Almost Anyone Can Manage To Fix An Old Wall Surface


August 31, 1991|By Karol V. Menzie and Randy Johnson | Karol V. Menzie and Randy Johnson,Mr. Johnson is construction manager for Neighborhood Housing Services of Baltimore. Ms. Menzie is Home Editor of The Sun.

Just because a wall has some chips or cracks -- or even a hole or two -- doesn't necessarily mean it has to be replaced.

There are two reasons to save an old wall surface: because it's the best way to save old trim (assuming the old trim is worth saving); and because you may save some money if you do the work yourself.

The bad news is that the work is time-consuming and labor-intensive, but the good news is that almost anyone can learn to fix plaster or drywall so the repairs are invisible. The processes used are the same as drywall finishing, with some refinements.

Basically there are three types of old-wall repairs: plaster over brick; plaster over lath; and drywall. (Drywall? Actually it's been around for about 50 years. And 50-year-old drywall makes an old wall.)

The easiest wall to fix is plaster over brick where the plaster has a finish, or white, coat. In many cases these walls are the sturdiest, so less goes wrong with them over the years. As houses age, however, they settle -- rarely evenly -- so walls and ceilings crack at stress points. If the cracks are tiny, they can be dug out (to remove all loose material and to provide a better "grip" for the new stuff), wet down (with a simple hand sprayer) and filled in smooth with a non-shrinking, fast-drying plaster (one brand is Sta-Smooth 90, from Gold Bond). If you use joint compound, it should only be for a final, thin coat.

Larger cracks will require digging out, spraying, filling with fast-drying plaster, and taping with drywall tape. (Embed the tape in a very thin layer of plaster with hard strokes of a 4-inch drywall knife.) When the tape and plaster are dry, finish as if it were a drywall joint. (We did warn you this was labor-intensive.)

The more taping of cracks you do, the better the wall will age from now on. If you skim over the cracks, or fill them without taping, they are likely to come back. Cracks coming back are a major reason people don't like old plaster.

Tape is good for bridging the gap between disparate surfaces. We tape and spackle plaster walls where they join drywall or plaster -- if, for instance, you left plaster walls but replaced the ceiling with framing and drywall, you should tape around the ceiling. Even where the surfaces meeting are both plaster, it's still a good idea to tape and spackle.

A word about old plaster techniques: The plaster was usually applied in three layers, a rough coat, a second coat known as the brown coat, and a third, or finish, coat of fine smooth plaster. In some cases, the plasterer stopped with the brown coat, which was then wallpapered over. The surface was never intended to be painted.

If you strip wallpaper and find a brown coat underneath, you can still repair the wall for a painted finish by "skim-coating," or applying that last thin layer of fine smooth plaster. It's a lot more work, but you will have saved the old wall. Apply ordinary joint compound thinned slightly with a little water with a 12-inch drywall knife. Use long smooth strokes to minimize sanding.

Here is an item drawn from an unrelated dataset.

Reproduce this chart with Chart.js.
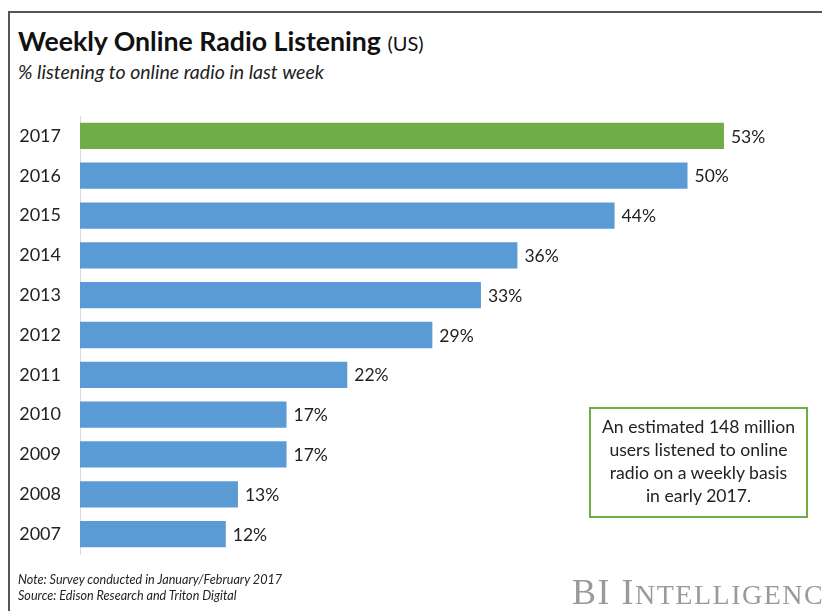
<!DOCTYPE html>
<html>
<head>
<meta charset="utf-8">
<script src="https://cdn.jsdelivr.net/npm/chart.js@4"></script>
<style>
  body { margin: 0; background: #fff; font-family: Lato, "Open Sans", sans-serif; }
  #wrap { position: relative; width: 822px; height: 611px; overflow: hidden; }
  #frame { position: absolute; left: 8px; top: 11px; width: 830px; height: 620px;
           border-top: 2px solid #555; border-left: 2px solid #555; }
  #title { position: absolute; left: 18px; top: 25px; font-size: 26.7px; font-weight: bold; color: #111; white-space: nowrap; }
  #title span { font-weight: normal; font-size: 20px; }
  #subtitle { position: absolute; left: 18px; top: 60px; font-size: 19.5px; font-style: italic; color: #222; }
  #note { position: absolute; left: 18px; top: 572px; font-size: 12.6px; font-style: italic; color: #222; line-height: 16px; }
  #box { position: absolute; left: 589px; top: 407px; width: 219px; height: 111px; border: 2px solid #70ad47;
         box-sizing: border-box; text-align: center; font-size: 17.6px; line-height: 23px; color: #222; padding-top: 6px; }
  #logo { position: absolute; left: 572px; top: 571px; font-family: "Liberation Serif", "DejaVu Serif", serif;
          color: #9a9a9a; font-size: 36px; white-space: nowrap; letter-spacing: 1.5px; }
  #logo small { font-size: 28px; }
  canvas { position: absolute; left: 0; top: 0; }
</style>
</head>
<body>
<div id="wrap">
  <div id="frame"></div>
  <div id="title">Weekly Online Radio Listening <span>(US)</span></div>
  <div id="subtitle">% listening to online radio in last week</div>
  <canvas id="chart" width="822" height="611"></canvas>
  <div id="box">An estimated 148 million<br>users listened to online<br>radio on a weekly basis<br>in early 2017.</div>
  <div id="note">Note: Survey conducted in January/February 2017<br>Source: Edison Research and Triton Digital</div>
  <div id="logo">BI I<small>NTELLIGENCE</small></div>
</div>
<script>
const years = ['2017', '2016', '2015', '2014', '2013', '2012', '2011', '2010', '2009', '2008', '2007'];
const listening = [53, 50, 44, 36, 33, 29, 22, 17, 17, 13, 12];
const barColors = years.map(y => y === '2017' ? '#70ad47' : '#5b9bd5');

const valueLabels = {
    id: 'valueLabels',
    afterDatasetsDraw(chart) {
        const ctx = chart.ctx;
        const meta = chart.getDatasetMeta(0);
        ctx.save();
        ctx.font = '17.5px Lato, "Open Sans", sans-serif';
        ctx.fillStyle = '#222';
        ctx.textBaseline = 'middle';
        meta.data.forEach((bar, i) => {
            ctx.fillText(listening[i] + '%', bar.x + 7, bar.y + 1);
        });
        ctx.restore();
    }
};

new Chart(document.getElementById('chart'), {
    type: 'bar',
    data: {
        labels: years,
        datasets: [{
            data: listening,
            backgroundColor: barColors,
            borderWidth: 0,
            categoryPercentage: 1,
            barPercentage: 0.66
        }]
    },
    options: {
        indexAxis: 'y',
        responsive: false,
        animation: false,
        layout: { padding: { top: 116, bottom: 57, left: 0, right: 13 } },
        plugins: { legend: { display: false }, tooltip: { enabled: false } },
        scales: {
            x: { display: false, min: 0, max: 60 },
            y: {
                grid: { display: false },
                border: { display: true, color: '#d9d9d9', width: 1 },
                ticks: { color: '#222', font: { size: 18, family: 'Lato, "Open Sans", sans-serif' }, padding: 11 },
                afterFit(scale) { scale.width = 80; }
            }
        }
    },
    plugins: [valueLabels]
});
</script>
</body>
</html>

If plaster is missing back to bare brick, it can still be repaired. The first step is to nail in a piece of galvanized wire lath, cut to fit the hole. Use 2-inch galvanized nails driven into the joints between the bricks. Next, half-fill the hole with Gypsolite, a coarse, concrete-like plaster. Let it dry completely.

To apply the finish coat, you may still be able to buy regular finish plaster, but it's harder to work with -- there's more mixing, and the material may shrink. It also dries slowly. We prefer Sta-Smooth 90, which dries in 90 minutes or so, if it's not too thick (or too humid). Sta-Smooth makes a hard surface, and it's hard to sand, so apply it as neatly as you can. Fill the hole almost but not quite even with the wall and let it dry thoroughly. Then embed drywall tape in a thin layer of joint compound where the new and old surfaces meet. Let it dry and finish like a drywall joint. You may have to skim a larger area around the patch to get it even.

By the way, you can't use joint compound on uncured plaster -- that is, anything newer than about six months. They're chemically incompatible. You can use Sta-Smooth over plaster that's just dried, and over Gypsolite.

When the patch or newly skim-coated area is dry, prime it with oil-based primer. If any stains show through, use a stain sealer (pigmented shellac) before painting. When the surface is primed and/or sealed, you can apply latex-based paint.

Repairing plaster over lath is a little trickier. First evaluate how much of the plaster is loose. (When the plaster was applied, it oozed between the lath. When it hardened,the glops behind the lath, called keys, were what held the plaster. Over the years, the keys get broken, and the plaster loses its grip.

If a large area is loose, it may not be worth saving. Ceilings, especially, are hard to repair. On the other hand, if you have valuable trim, medallions or crown molding, you may want to employ superhuman effort to save the surface.